1924 articulated steam locomotive

The South African Railways Class GC 2-6-2+2-6-2 of 1924 was an articulated steam locomotive.

In 1924 and 1925, the South African Railways placed six Class GC Garratt articulated steam locomotives with a 2-6-2+2-6-2 Double Prairie type wheel arrangement in branch line service.

==Manufacturer==
Following the good performance of the Class GB branch line Garratts, the first locomotive to be built to the specifications of F.R. Collins after he was appointed as the chief mechanical engineer of the South African Railways in 1922 was a heavier 2-6-2+2-6-2 Double Prairie type Garratt, also intended for branch line work. It was designed and built to his specifications by Beyer, Peacock & Company in 1924.

==Characteristics==
Six locomotives were delivered in 1924 and were erected in the Durban shops of the SAR. They were placed in service in 1924 and 1925, designated Class GC and numbered in the range from 2180 to 2185. The locomotives were superheated, with Belpaire fireboxes, plate frames, Walschaerts valve gear and piston valves.

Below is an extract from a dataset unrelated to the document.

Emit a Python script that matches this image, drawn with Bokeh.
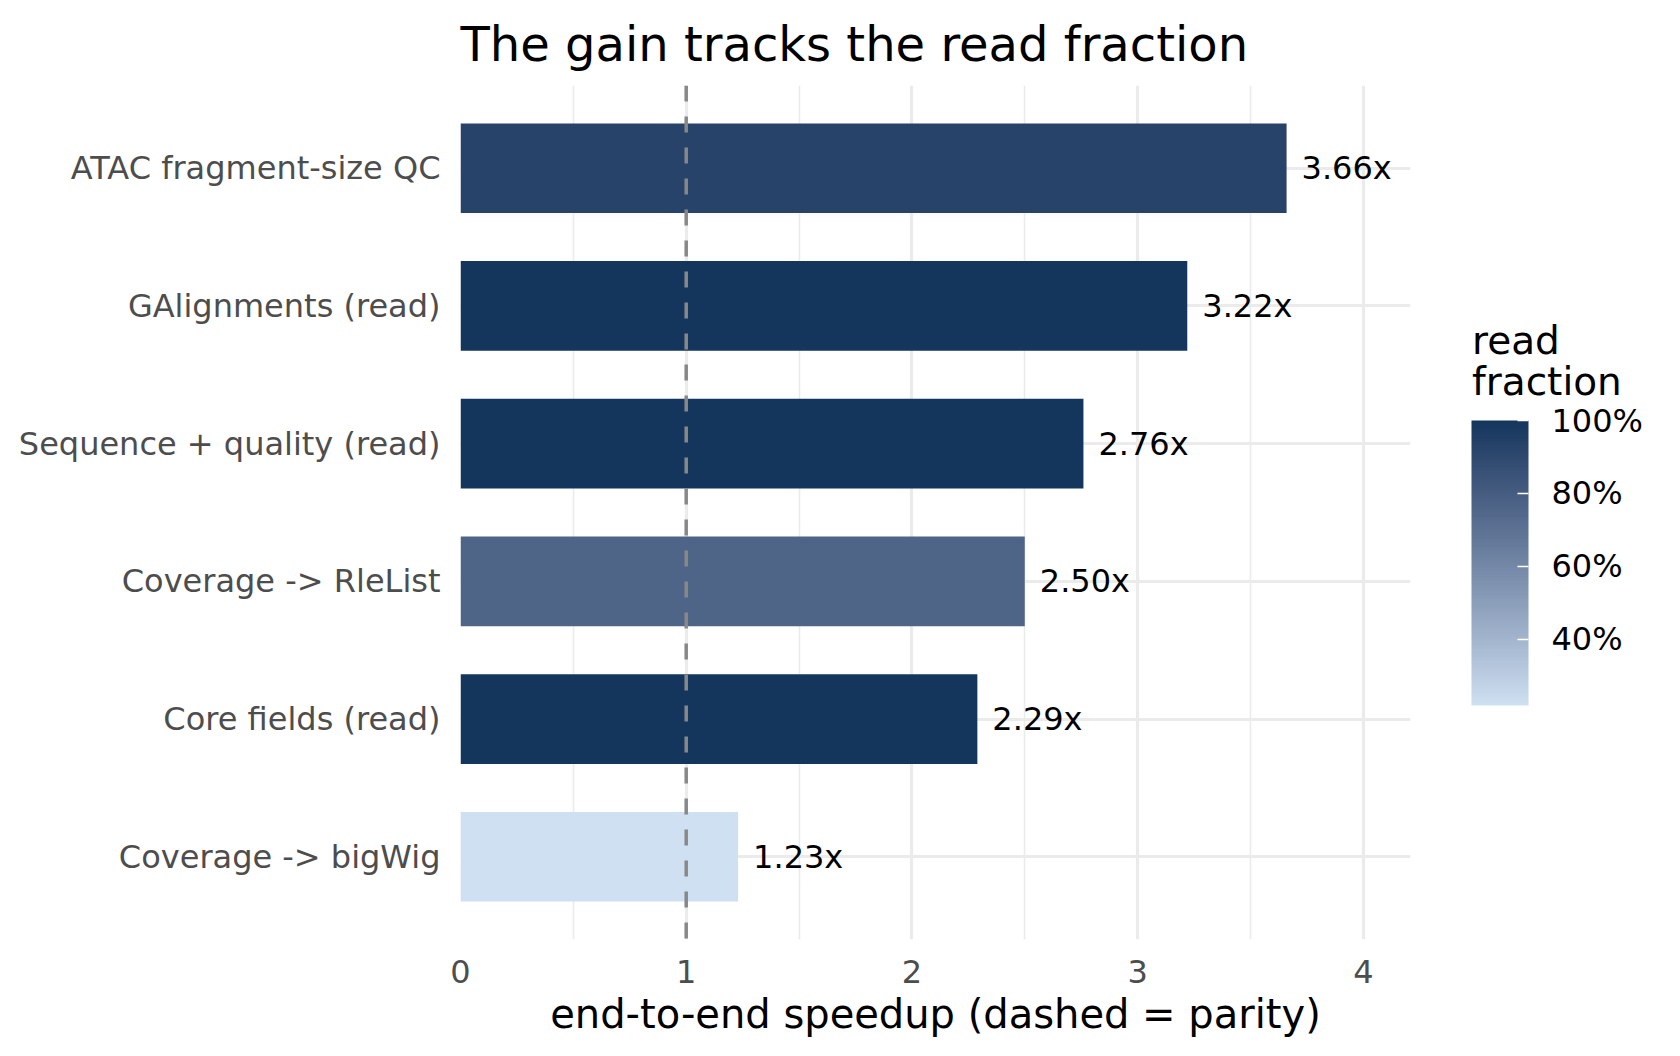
import numpy as np
from bokeh.plotting import figure
from bokeh.layouts import row
from bokeh.models import (ColumnDataSource, FactorRange, Range1d, LinearColorMapper,
                          ColorBar, FixedTicker, NumeralTickFormatter, Span)
from bokeh.transform import transform
from bokeh.core.properties import value
from bokeh.embed import file_html
from bokeh.resources import INLINE

# ---- data ----
tasks = ["ATAC fragment-size QC", "GAlignments (read)", "Sequence + quality (read)",
         "Coverage -> RleList", "Core fields (read)", "Coverage -> bigWig"]
speedup = [3.66, 3.22, 2.76, 2.50, 2.29, 1.23]
read_fraction = [0.93, 1.0, 1.0, 0.76, 1.0, 0.218]
x_ticks = [0, 1, 2, 3, 4]
x_minor_ticks = [0.5, 1.5, 2.5, 3.5]
legend_ticks = [0.4, 0.6, 0.8, 1.0]
parity = 1.0
low_color = "#cfe0f2"
high_color = "#14365d"
title_text = "The gain tracks the read fraction"
legend_title_lines = ["read", "fraction"]

FONT = "DejaVu Sans"


# ---- Lab colour ramp (like ggplot's scale_fill_gradient) ----
def hex_to_rgb(h):
    h = h.lstrip("#")
    return np.array([int(h[i:i + 2], 16) / 255.0 for i in (0, 2, 4)])


def srgb_to_lin(c):
    return np.where(c <= 0.04045, c / 12.92, ((c + 0.055) / 1.055) ** 2.4)


def lin_to_srgb(c):
    c = np.clip(c, 0, 1)
    return np.where(c <= 0.0031308, 12.92 * c, 1.055 * c ** (1 / 2.4) - 0.055)


M = np.array([[0.4124, 0.3576, 0.1805], [0.2126, 0.7152, 0.0722], [0.0193, 0.1192, 0.9505]])
Minv = np.linalg.inv(M)
WHITE = np.array([0.95047, 1.0, 1.08883])


def f(t):
    d = 6 / 29
    return np.where(t > d ** 3, np.cbrt(t), t / (3 * d * d) + 4 / 29)


def finv(t):
    d = 6 / 29
    return np.where(t > d, t ** 3, 3 * d * d * (t - 4 / 29))


def rgb_to_lab(rgb):
    xyz = M @ srgb_to_lin(rgb) / WHITE
    fx, fy, fz = f(xyz)
    return np.array([116 * fy - 16, 500 * (fx - fy), 200 * (fy - fz)])


def lab_to_hex(lab):
    L, a, b = lab
    fy = (L + 16) / 116
    fx = fy + a / 500
    fz = fy - b / 200
    xyz = np.array([finv(fx), finv(fy), finv(fz)]) * WHITE
    rgb = lin_to_srgb(Minv @ xyz)
    r, g, bb = (np.round(rgb * 255)).astype(int)
    return "#%02x%02x%02x" % (r, g, bb)


lab_lo = rgb_to_lab(hex_to_rgb(low_color))
lab_hi = rgb_to_lab(hex_to_rgb(high_color))
palette = [lab_to_hex(lab_lo + (lab_hi - lab_lo) * t) for t in np.linspace(0, 1, 256)]

mapper = LinearColorMapper(palette=palette, low=min(read_fraction), high=max(read_fraction))

src = ColumnDataSource(dict(
    task=tasks,
    speedup=speedup,
    frac=read_fraction,
    label=["%.2fx" % v for v in speedup],
))

# ---------------- main panel ----------------
FRAME_W, FRAME_H = 950, 854
TOP, LEFT, RIGHT, BOTTOM = 85, 460, 10, 101
TOTAL_H = TOP + FRAME_H + BOTTOM
MAIN_W = LEFT + FRAME_W + RIGHT
p = figure(
    y_range=FactorRange(factors=tasks[::-1], range_padding=0.1, range_padding_units="absolute"),
    x_range=Range1d(0, max(speedup) * 1.15),
    frame_width=FRAME_W, frame_height=FRAME_H,
    min_border_left=LEFT, min_border_top=TOP, min_border_right=RIGHT, min_border_bottom=BOTTOM,
    output_backend="svg", toolbar_location=None,
    title=title_text,
)
p.background_fill_color = "white"
p.border_fill_color = "white"
p.outline_line_color = None

p.title.text_font = FONT
p.title.text_font_size = "48px"
p.title.text_font_style = "normal"
p.title.text_color = "black"
p.title.align = "left"
p.title.vertical_align = "middle"
p.title.standoff = 25

# bars
p.hbar(y="task", left=0, right="speedup", height=0.65, source=src,
       fill_color=transform("frac", mapper), line_color=None)

# parity line
p.add_layout(Span(location=parity, dimension="height", line_color="#888888",
                  line_width=3.5, line_dash="16 15"))

# value labels
p.text(x="speedup", y="task", text="label", source=src, x_offset=15,
       text_baseline="middle", text_align="left", text_font=value(FONT),
       text_font_size="32px", text_color="black")

# axes
p.xaxis.ticker = FixedTicker(ticks=x_ticks, minor_ticks=x_minor_ticks)
for ax in (p.xaxis[0], p.yaxis[0]):
    ax.axis_line_color = None
    ax.major_tick_line_color = None
    ax.minor_tick_line_color = None
    ax.major_label_text_font = FONT
    ax.major_label_text_font_size = "32px"
    ax.major_label_text_color = "#4d4d4d"
p.xaxis.major_label_standoff = 14
p.yaxis.major_label_standoff = 14
p.xaxis.axis_label = "end-to-end speedup (dashed = parity)"
p.xaxis.axis_label_text_font = FONT
p.xaxis.axis_label_text_font_size = "40px"
p.xaxis.axis_label_text_font_style = "normal"
p.xaxis.axis_label_text_color = "black"
p.xaxis.axis_label_standoff = 5

# grid
p.xgrid.grid_line_color = "#ebebeb"
p.xgrid.grid_line_width = 3.2
p.xgrid.minor_grid_line_color = "#ebebeb"
p.xgrid.minor_grid_line_width = 1.6
p.ygrid.grid_line_color = "#ebebeb"
p.ygrid.grid_line_width = 3.2

# ---------------- legend panel (frame aligned with the main frame) ----------------
LEG_W = 1664 - MAIN_W
q = figure(
    x_range=Range1d(MAIN_W, MAIN_W + LEG_W), y_range=Range1d(TOP + FRAME_H, TOP),
    frame_width=LEG_W, frame_height=FRAME_H,
    min_border_left=0, min_border_right=0, min_border_top=TOP, min_border_bottom=BOTTOM,
    output_backend="svg", toolbar_location=None,
)
q.axis.visible = False
q.grid.visible = False
q.outline_line_color = None
q.background_fill_color = "white"
q.border_fill_color = "white"

# legend title (two lines); coordinates of this panel are canvas pixels
q.text(x=[1471.5, 1471.5], y=[339.5, 381.0], text=legend_title_lines,
       text_font=value(FONT), text_font_size="39px", text_color="black",
       text_baseline="alphabetic", text_align="left")

cb = ColorBar(
    color_mapper=mapper, location=(1471 - MAIN_W, (TOP + FRAME_H) - 705), orientation="vertical",
    width=57, height=285,
    ticker=FixedTicker(ticks=legend_ticks),
    formatter=NumeralTickFormatter(format="0%"),
    major_label_text_font=FONT, major_label_text_font_size="32px",
    major_label_text_color="black", label_standoff=23,
    major_tick_line_color="white", major_tick_line_width=1.5,
    major_tick_in=11, major_tick_out=0, minor_tick_line_color=None,
    bar_line_color=None, border_line_color=None, background_fill_color=None,
    padding=0, margin=0,
)
q.add_layout(cb)

layout = row(p, q, spacing=0)
open("out.html", "w").write(file_html(layout, INLINE))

Like its predecessor Class GB, the heavier Class GC was also a branch line locomotive and its maximum axle load of 11 lt 16 lcwt made it suitable for light rail. It was a more powerful development of the Class GB and was very similar to the Class GK Garratts which had been acquired by the New Cape Central Railway in 1923, but 2 lt heavier and with 1 in smaller diameter cylinders with a 1 in longer stroke.

==Service==
The locomotives were initially placed in service on the Natal South Coast line. Although they later also worked on other branch lines, they spent their entire working lives in Natal until they were withdrawn from service in 1962.